— Aim —
Take every line from the first down to the line with "import pandas as pd" and set it down exactly, without the pictures.

----------

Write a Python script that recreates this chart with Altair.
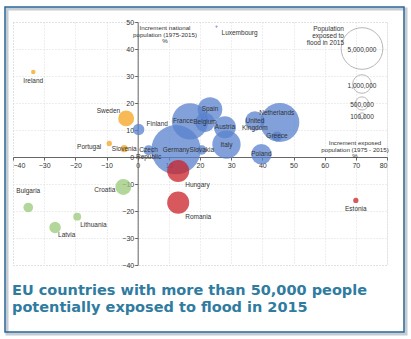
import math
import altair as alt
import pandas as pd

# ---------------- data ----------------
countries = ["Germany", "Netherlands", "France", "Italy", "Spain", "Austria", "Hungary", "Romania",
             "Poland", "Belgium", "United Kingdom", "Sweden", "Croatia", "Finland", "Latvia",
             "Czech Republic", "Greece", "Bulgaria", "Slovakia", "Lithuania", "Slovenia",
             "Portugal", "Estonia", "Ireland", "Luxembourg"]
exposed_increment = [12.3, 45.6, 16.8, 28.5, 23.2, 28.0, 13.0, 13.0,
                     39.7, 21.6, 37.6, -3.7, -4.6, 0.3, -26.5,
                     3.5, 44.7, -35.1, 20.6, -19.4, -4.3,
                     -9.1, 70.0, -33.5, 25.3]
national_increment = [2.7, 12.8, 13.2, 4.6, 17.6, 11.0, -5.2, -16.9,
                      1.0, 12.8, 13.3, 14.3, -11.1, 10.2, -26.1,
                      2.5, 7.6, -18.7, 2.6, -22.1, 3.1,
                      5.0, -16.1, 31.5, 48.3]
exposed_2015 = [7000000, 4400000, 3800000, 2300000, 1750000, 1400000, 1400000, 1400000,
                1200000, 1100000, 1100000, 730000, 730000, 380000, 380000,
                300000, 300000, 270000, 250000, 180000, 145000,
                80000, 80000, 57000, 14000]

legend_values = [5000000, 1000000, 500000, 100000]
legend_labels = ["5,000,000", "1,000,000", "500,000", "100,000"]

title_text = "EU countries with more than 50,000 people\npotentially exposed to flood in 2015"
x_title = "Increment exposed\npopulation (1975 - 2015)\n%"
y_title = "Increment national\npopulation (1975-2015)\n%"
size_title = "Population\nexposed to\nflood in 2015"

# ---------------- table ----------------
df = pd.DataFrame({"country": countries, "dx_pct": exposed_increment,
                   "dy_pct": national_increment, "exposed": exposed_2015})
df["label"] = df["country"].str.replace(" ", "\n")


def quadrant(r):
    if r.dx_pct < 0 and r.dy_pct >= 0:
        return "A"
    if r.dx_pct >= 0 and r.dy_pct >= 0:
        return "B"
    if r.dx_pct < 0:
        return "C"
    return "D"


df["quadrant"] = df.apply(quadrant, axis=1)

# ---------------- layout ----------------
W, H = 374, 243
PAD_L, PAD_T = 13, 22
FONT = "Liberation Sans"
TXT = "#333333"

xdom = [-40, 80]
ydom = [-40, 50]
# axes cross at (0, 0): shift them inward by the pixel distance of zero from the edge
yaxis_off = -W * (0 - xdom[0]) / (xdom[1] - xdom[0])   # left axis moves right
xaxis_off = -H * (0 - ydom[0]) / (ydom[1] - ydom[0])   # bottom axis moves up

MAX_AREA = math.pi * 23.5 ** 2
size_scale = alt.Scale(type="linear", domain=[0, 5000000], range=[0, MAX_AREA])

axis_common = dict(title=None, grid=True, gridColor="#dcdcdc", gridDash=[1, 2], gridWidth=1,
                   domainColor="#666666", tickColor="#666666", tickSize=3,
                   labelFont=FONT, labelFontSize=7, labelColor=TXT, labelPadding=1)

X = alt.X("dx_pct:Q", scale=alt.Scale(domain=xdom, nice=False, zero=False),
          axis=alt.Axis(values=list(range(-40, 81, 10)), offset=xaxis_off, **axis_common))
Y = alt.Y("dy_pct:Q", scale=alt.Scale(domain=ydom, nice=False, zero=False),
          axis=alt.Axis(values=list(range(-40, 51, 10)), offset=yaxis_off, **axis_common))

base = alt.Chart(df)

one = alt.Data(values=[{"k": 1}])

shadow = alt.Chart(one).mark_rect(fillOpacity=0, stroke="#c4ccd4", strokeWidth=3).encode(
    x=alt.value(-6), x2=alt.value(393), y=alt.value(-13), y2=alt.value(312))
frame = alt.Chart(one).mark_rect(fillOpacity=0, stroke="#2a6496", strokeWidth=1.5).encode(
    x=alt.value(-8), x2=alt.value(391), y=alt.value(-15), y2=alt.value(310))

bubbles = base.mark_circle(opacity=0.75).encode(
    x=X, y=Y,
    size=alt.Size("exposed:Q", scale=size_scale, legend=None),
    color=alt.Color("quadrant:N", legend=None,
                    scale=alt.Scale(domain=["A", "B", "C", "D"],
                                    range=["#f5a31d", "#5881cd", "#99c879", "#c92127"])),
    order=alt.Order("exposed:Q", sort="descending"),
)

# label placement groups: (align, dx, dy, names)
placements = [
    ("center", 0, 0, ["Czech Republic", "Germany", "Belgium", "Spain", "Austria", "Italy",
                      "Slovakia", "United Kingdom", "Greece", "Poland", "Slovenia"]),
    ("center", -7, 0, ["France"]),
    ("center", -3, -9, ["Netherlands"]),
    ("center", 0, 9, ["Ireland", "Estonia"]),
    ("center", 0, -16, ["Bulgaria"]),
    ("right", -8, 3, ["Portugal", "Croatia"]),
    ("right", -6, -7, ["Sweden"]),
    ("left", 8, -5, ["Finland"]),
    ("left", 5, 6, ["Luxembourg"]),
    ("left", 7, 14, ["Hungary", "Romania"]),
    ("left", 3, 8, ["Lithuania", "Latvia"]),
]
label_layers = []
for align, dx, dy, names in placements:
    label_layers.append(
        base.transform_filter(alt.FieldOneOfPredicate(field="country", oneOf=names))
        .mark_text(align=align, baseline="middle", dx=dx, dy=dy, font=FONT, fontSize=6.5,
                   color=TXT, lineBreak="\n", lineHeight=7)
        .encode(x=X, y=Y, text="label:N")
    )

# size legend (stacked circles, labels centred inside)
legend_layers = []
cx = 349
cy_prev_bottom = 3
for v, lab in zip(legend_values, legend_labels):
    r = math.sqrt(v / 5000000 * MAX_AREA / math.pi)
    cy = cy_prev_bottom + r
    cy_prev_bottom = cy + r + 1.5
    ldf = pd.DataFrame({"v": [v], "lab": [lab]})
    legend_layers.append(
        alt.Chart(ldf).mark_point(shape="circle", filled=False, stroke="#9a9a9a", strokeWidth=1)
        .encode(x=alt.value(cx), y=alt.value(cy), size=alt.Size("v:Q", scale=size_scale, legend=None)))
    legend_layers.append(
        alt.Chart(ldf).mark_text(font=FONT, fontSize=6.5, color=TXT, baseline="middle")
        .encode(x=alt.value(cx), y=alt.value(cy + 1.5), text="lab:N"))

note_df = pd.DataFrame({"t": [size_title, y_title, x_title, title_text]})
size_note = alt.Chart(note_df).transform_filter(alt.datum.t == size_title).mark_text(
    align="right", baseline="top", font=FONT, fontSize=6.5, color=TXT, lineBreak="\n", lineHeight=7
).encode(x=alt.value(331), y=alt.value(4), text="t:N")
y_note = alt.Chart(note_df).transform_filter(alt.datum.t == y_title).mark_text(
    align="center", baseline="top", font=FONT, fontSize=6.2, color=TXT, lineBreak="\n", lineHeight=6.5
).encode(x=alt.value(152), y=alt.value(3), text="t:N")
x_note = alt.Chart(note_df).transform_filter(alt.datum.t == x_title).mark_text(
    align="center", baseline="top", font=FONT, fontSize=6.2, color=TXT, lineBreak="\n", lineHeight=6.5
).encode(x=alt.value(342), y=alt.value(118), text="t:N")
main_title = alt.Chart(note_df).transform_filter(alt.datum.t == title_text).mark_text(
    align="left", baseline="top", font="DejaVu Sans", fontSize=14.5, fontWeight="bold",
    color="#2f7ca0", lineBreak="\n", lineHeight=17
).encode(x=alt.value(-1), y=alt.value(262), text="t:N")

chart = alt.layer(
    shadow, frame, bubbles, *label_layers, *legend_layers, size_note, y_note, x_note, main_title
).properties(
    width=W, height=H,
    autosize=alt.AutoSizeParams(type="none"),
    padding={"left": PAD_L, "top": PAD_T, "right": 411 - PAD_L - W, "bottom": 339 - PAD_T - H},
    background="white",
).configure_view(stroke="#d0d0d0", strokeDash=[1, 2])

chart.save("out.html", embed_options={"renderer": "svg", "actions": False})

----------

— Written response —
Write a Python script that recreates this chart with Altair.
import math
import altair as alt
import pandas as pd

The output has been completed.